■ **Direction**
Your task is to retype, word for word, the lines from the start of the data through the line holding "const yTicks = [0,20,40,60,80,100];". Do not include the pictures.

■ **Data**
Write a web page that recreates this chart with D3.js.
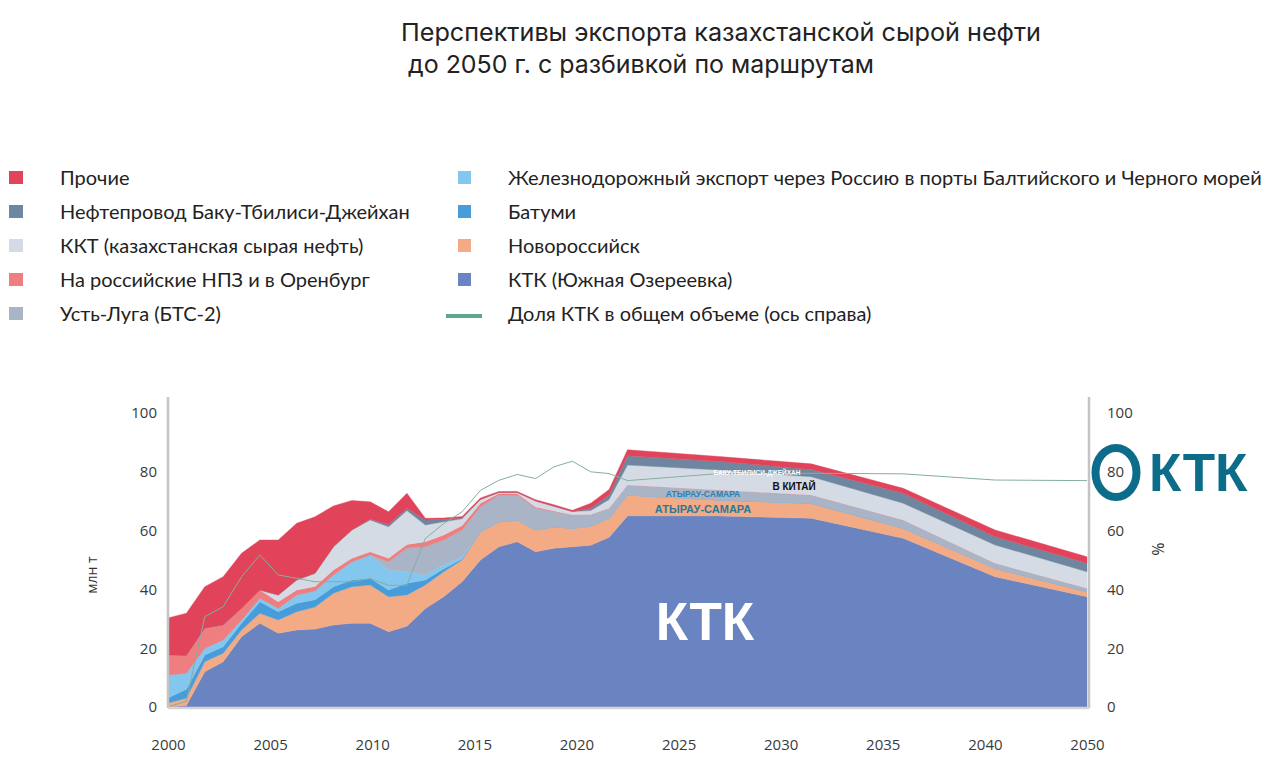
<!DOCTYPE html>
<html><head><meta charset="utf-8">
<script src="https://cdn.jsdelivr.net/npm/d3@7"></script>
<style>
html,body{margin:0;padding:0;background:#fff;}
svg{display:block;}
</style></head>
<body>
<svg id="chart" width="1280" height="768"></svg>
<script>
// ---------------- DATA ----------------
const years = [2000,2001,2002,2003,2004,2005,2006,2007,2008,2009,2010,2011,2012,2013,2014,2015,2016,2017,2018,2019,2020,2021,2022,2023,2024,2025,2030,2035,2040,2045,2050];
// million tonnes, by route (stack order bottom -> top)
const ktk      = [0,0.5,12,15.4,23.9,28.5,25.1,26.2,26.5,27.9,28.5,28.5,25.6,27.5,33.5,37.5,42.6,50,54.5,56.2,52.8,54,54.5,55,57.7,65,65,64.2,57.4,44.3,37.5];
const novoros  = [1.4,2.5,3.4,2.9,2.3,3.4,4.5,6.2,7.5,10.8,12.4,13,11.9,10.6,8,8.5,7.4,9.6,8.5,7.4,7.4,7.3,6.3,6.5,6.5,7.1,5.4,5.1,3.4,2.9,1.7];
const batumi   = [1.7,3,2.3,2.2,2.3,3.9,2.8,2.9,2.5,2.2,2.3,2.3,2.3,4,1.7,1,0.3,0,0,0,0,0,0,0,0,0,0,0,0,0,0];
const rail     = [7.8,5.5,2.3,2.3,1.1,1.2,1.2,2.8,3,4,6.2,7.9,6.8,4,1.7,1.5,0.8,0,0,0,0,0,0,0,0,0,0,0,0,0,0];
const ustLuga  = [0,0,0,0,0,0,0,0,0,0,0,0,2.8,8,9.6,8.3,9.1,8.5,9.1,8.5,7.4,5.1,4.5,4,3.4,3.4,3.4,2.8,2.8,1.7,1.2];
const rusRef   = [6.8,6,6.8,5.1,4,2.8,2.2,1.7,1.5,1.7,1.2,1.1,1.2,1.2,1.7,1.7,1.5,1.2,0.5,0.5,0.4,0.3,0.1,0,0,0,0,0,0,0,0];
const kkt      = [0,0,0,0,0,0,2.3,3.4,4.5,7.9,9.6,10.8,10.7,11.5,5.7,4.5,2.3,1.3,0.4,0.4,2.1,1.6,1.1,1.3,3,6.8,6.8,6.2,5.7,6.2,5.6];
const btc      = [0,0,0,0,0,0,0,0,0,0,0,0.3,0.8,0.8,1.7,0.8,0.3,0,0,0,0,0,0,0.8,1.5,3.2,2.9,2.5,3.4,2.8,2.9];
const other    = [12.6,14.4,14.1,16.4,18.7,17,18.7,19.3,19.2,13.9,10,5.9,4.3,5.1,0.6,0.5,0.5,0.5,0.3,0.3,0.4,0.5,0.4,1.7,1.9,2,1.7,1.9,1.7,2.3,2.2];
// share of KTK in total volume, % (right axis)
const ktkShare = [0,2,30.7,34.1,44.3,51.7,44.9,43.8,42.6,42.6,42.6,43.7,41.4,41.4,57.3,62.4,66.4,73.7,77.1,79.1,77.7,81.7,83.6,80,79.4,77,79.4,79.5,79.3,77.2,77];

const xTickLabels = ["2000","2005","2010","2015","2020","2025","2030","2035","2040","2050"];
const yTicks = [0,20,40,60,80,100];

const seriesKeys  = ["ktk","novoros","batumi","rail","ustLuga","rusRef","kkt","btc","other"];
const seriesNames = ["КТК (Южная Озереевка)","Новороссийск","Батуми","Железнодорожный экспорт через Россию в порты Балтийского и Черного морей","Усть-Луга (БТС-2)","На российские НПЗ и в Оренбург","ККТ (казахстанская сырая нефть)","Нефтепровод Баку-Тбилиси-Джейхан","Прочие"];
const shareName = "Доля КТК в общем объеме (ось справа)";
const titleLines = ["Перспективы экспорта казахстанской сырой нефти","до 2050 г. с разбивкой по маршрутам"];

// ---------------- STYLE ----------------
const colors = {ktk:"#6a84c1",novoros:"#f3ab86",batumi:"#489cda",rail:"#83c6ee",ustLuga:"#a9b4c7",rusRef:"#ee7e80",kkt:"#d5dbe4",btc:"#6f86a0",other:"#e1445a"};
const seriesData = {ktk,novoros,batumi,rail,ustLuga,rusRef,kkt,btc,other};

const rows = years.map((yr,i)=>{
  const r = {year:yr, share:ktkShare[i]};
  seriesKeys.forEach(k=>r[k]=seriesData[k][i]);
  return r;
});

const svg = d3.select("#chart");
svg.append("rect").attr("width",1280).attr("height",768).attr("fill","#fff");

const x = d3.scaleLinear().domain([2000,2050]).range([168,1087]);
const y = d3.scaleLinear().domain([0,100]).range([707,413]);
const xLab = d3.scalePoint().domain(xTickLabels).range([168,1087]);

// title
const tfont = "'Inter','Noto Sans',sans-serif";
svg.append("text").attr("x",401).attr("y",41).attr("font-family",tfont).attr("font-size",24.5)
  .attr("fill","#222").attr("textLength",640).attr("lengthAdjust","spacingAndGlyphs").text(titleLines[0]);
svg.append("text").attr("x",408).attr("y",73).attr("font-family",tfont).attr("font-size",24.5)
  .attr("fill","#222").attr("textLength",466).attr("lengthAdjust","spacingAndGlyphs").text(titleLines[1]);

// legend
const lfont = "Lato,'Open Sans',sans-serif";
const lsize = 20;
const leftOrder = ["other","btc","kkt","rusRef","ustLuga"];
const rightOrder = ["rail","batumi","novoros","ktk"];
leftOrder.forEach((k,i)=>{
  const cy = 178 + i*34;
  svg.append("rect").attr("x",9).attr("y",cy-7).attr("width",14).attr("height",13).attr("fill",colors[k]);
  svg.append("text").attr("x",60).attr("y",cy+7).attr("font-family",lfont).attr("font-size",lsize)
    .attr("fill","#222").text(seriesNames[seriesKeys.indexOf(k)]);
});
rightOrder.forEach((k,i)=>{
  const cy = 178 + i*34;
  svg.append("rect").attr("x",458).attr("y",cy-7).attr("width",13).attr("height",13).attr("fill",colors[k]);
  svg.append("text").attr("x",508).attr("y",cy+7).attr("font-family",lfont).attr("font-size",lsize)
    .attr("fill","#222").text(seriesNames[seriesKeys.indexOf(k)]);
});
svg.append("line").attr("x1",446).attr("x2",482).attr("y1",316).attr("y2",316).attr("stroke","#5da68f").attr("stroke-width",4);
svg.append("text").attr("x",508).attr("y",314+7).attr("font-family",lfont).attr("font-size",lsize)
  .attr("fill","#222").text(shareName);

// stacked areas
const stack = d3.stack().keys(seriesKeys);
const layers = stack(rows);
const area = d3.area().x(d=>x(d.data.year)).y0(d=>y(d[0])).y1(d=>y(d[1]));
svg.append("g").selectAll("path").data(layers).join("path")
  .attr("d",area).attr("fill",d=>colors[d.key]).attr("stroke",d=>colors[d.key]).attr("stroke-width",0.4);

// share line
const line = d3.line().x(d=>x(d.year)).y(d=>y(d.share));
svg.append("path").datum(rows).attr("d",line).attr("fill","none").attr("stroke","#86ae9f").attr("stroke-width",1);

// axes
const afont = "'Open Sans','Noto Sans',sans-serif";
svg.append("line").attr("x1",168).attr("x2",168).attr("y1",397).attr("y2",708).attr("stroke","#c4c4c4").attr("stroke-width",2.5);
svg.append("line").attr("x1",1089).attr("x2",1089).attr("y1",397).attr("y2",708).attr("stroke","#c4c4c4").attr("stroke-width",2.5);
svg.append("line").attr("x1",168).attr("x2",1089).attr("y1",708).attr("y2",708).attr("stroke","#d4d4d4").attr("stroke-width",2.5);

const gl = svg.append("g").attr("transform","translate(168,0)")
  .call(d3.axisLeft(y).tickValues(yTicks).tickSize(0).tickPadding(11).tickFormat(d3.format("d")));
const gr = svg.append("g").attr("transform","translate(1089,0)")
  .call(d3.axisRight(y).tickValues(yTicks).tickSize(0).tickPadding(18).tickFormat(d3.format("d")));
const gb = svg.append("g").attr("transform","translate(0,707)")
  .call(d3.axisBottom(xLab).tickSize(0).tickPadding(32));
[gl,gr,gb].forEach(g=>{
  g.select(".domain").remove();
  g.selectAll("text").attr("font-family",afont).attr("font-size",15).attr("fill","#3a3a3a");
});

svg.append("text").attr("transform","translate(97,575) rotate(-90)").attr("text-anchor","middle")
  .attr("font-family",afont).attr("font-size",14).attr("fill","#333").text("млн т");
svg.append("text").attr("transform","translate(1152,549) rotate(90)").attr("text-anchor","middle")
  .attr("font-family",afont).attr("font-size",16).attr("fill","#333").text("%");

// in-chart labels
const bfont = "Arial,'Liberation Sans',sans-serif";
svg.append("text").attr("x",705).attr("y",640).attr("text-anchor","middle").attr("font-family",bfont)
  .attr("font-weight","bold").attr("font-size",53).attr("fill","#fff").text("КТК");
svg.append("text").attr("x",703).attr("y",513).attr("text-anchor","middle").attr("font-family",bfont)
  .attr("font-weight","bold").attr("font-size",11).attr("fill","#2a7896").text("АТЫРАУ-САМАРА");
svg.append("text").attr("x",703).attr("y",497).attr("text-anchor","middle").attr("font-family",bfont)
  .attr("font-weight","bold").attr("font-size",8.5).attr("fill","#2d80b0").text("АТЫРАУ-САМАРА");
svg.append("text").attr("x",794).attr("y",490).attr("text-anchor","middle").attr("font-family",bfont)
  .attr("font-weight","bold").attr("font-size",10).attr("fill","#111").text("В КИТАЙ");
svg.append("text").attr("x",757).attr("y",475).attr("text-anchor","middle").attr("font-family",bfont)
  .attr("font-weight","bold").attr("font-size",6.5).attr("fill","#fff").text("БАКУ-ТБИЛИСИ-ДЖЕЙХАН");

// logo
svg.append("ellipse").attr("cx",1116).attr("cy",472.5).attr("rx",20.5).attr("ry",24.5)
  .attr("fill","none").attr("stroke","#0e6c8b").attr("stroke-width",8);
svg.append("text").attr("x",1149).attr("y",491).attr("font-family",bfont).attr("font-weight","bold")
  .attr("font-size",53).attr("fill","#0e6c8b").text("КТК");
</script>
</body></html>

■ **Answer in full**
Write a web page that recreates this chart with D3.js.
<!DOCTYPE html>
<html><head><meta charset="utf-8">
<script src="https://cdn.jsdelivr.net/npm/d3@7"></script>
<style>
html,body{margin:0;padding:0;background:#fff;}
svg{display:block;}
</style></head>
<body>
<svg id="chart" width="1280" height="768"></svg>
<script>
// ---------------- DATA ----------------
const years = [2000,2001,2002,2003,2004,2005,2006,2007,2008,2009,2010,2011,2012,2013,2014,2015,2016,2017,2018,2019,2020,2021,2022,2023,2024,2025,2030,2035,2040,2045,2050];
// million tonnes, by route (stack order bottom -> top)
const ktk      = [0,0.5,12,15.4,23.9,28.5,25.1,26.2,26.5,27.9,28.5,28.5,25.6,27.5,33.5,37.5,42.6,50,54.5,56.2,52.8,54,54.5,55,57.7,65,65,64.2,57.4,44.3,37.5];
const novoros  = [1.4,2.5,3.4,2.9,2.3,3.4,4.5,6.2,7.5,10.8,12.4,13,11.9,10.6,8,8.5,7.4,9.6,8.5,7.4,7.4,7.3,6.3,6.5,6.5,7.1,5.4,5.1,3.4,2.9,1.7];
const batumi   = [1.7,3,2.3,2.2,2.3,3.9,2.8,2.9,2.5,2.2,2.3,2.3,2.3,4,1.7,1,0.3,0,0,0,0,0,0,0,0,0,0,0,0,0,0];
const rail     = [7.8,5.5,2.3,2.3,1.1,1.2,1.2,2.8,3,4,6.2,7.9,6.8,4,1.7,1.5,0.8,0,0,0,0,0,0,0,0,0,0,0,0,0,0];
const ustLuga  = [0,0,0,0,0,0,0,0,0,0,0,0,2.8,8,9.6,8.3,9.1,8.5,9.1,8.5,7.4,5.1,4.5,4,3.4,3.4,3.4,2.8,2.8,1.7,1.2];
const rusRef   = [6.8,6,6.8,5.1,4,2.8,2.2,1.7,1.5,1.7,1.2,1.1,1.2,1.2,1.7,1.7,1.5,1.2,0.5,0.5,0.4,0.3,0.1,0,0,0,0,0,0,0,0];
const kkt      = [0,0,0,0,0,0,2.3,3.4,4.5,7.9,9.6,10.8,10.7,11.5,5.7,4.5,2.3,1.3,0.4,0.4,2.1,1.6,1.1,1.3,3,6.8,6.8,6.2,5.7,6.2,5.6];
const btc      = [0,0,0,0,0,0,0,0,0,0,0,0.3,0.8,0.8,1.7,0.8,0.3,0,0,0,0,0,0,0.8,1.5,3.2,2.9,2.5,3.4,2.8,2.9];
const other    = [12.6,14.4,14.1,16.4,18.7,17,18.7,19.3,19.2,13.9,10,5.9,4.3,5.1,0.6,0.5,0.5,0.5,0.3,0.3,0.4,0.5,0.4,1.7,1.9,2,1.7,1.9,1.7,2.3,2.2];
// share of KTK in total volume, % (right axis)
const ktkShare = [0,2,30.7,34.1,44.3,51.7,44.9,43.8,42.6,42.6,42.6,43.7,41.4,41.4,57.3,62.4,66.4,73.7,77.1,79.1,77.7,81.7,83.6,80,79.4,77,79.4,79.5,79.3,77.2,77];

const xTickLabels = ["2000","2005","2010","2015","2020","2025","2030","2035","2040","2050"];
const yTicks = [0,20,40,60,80,100];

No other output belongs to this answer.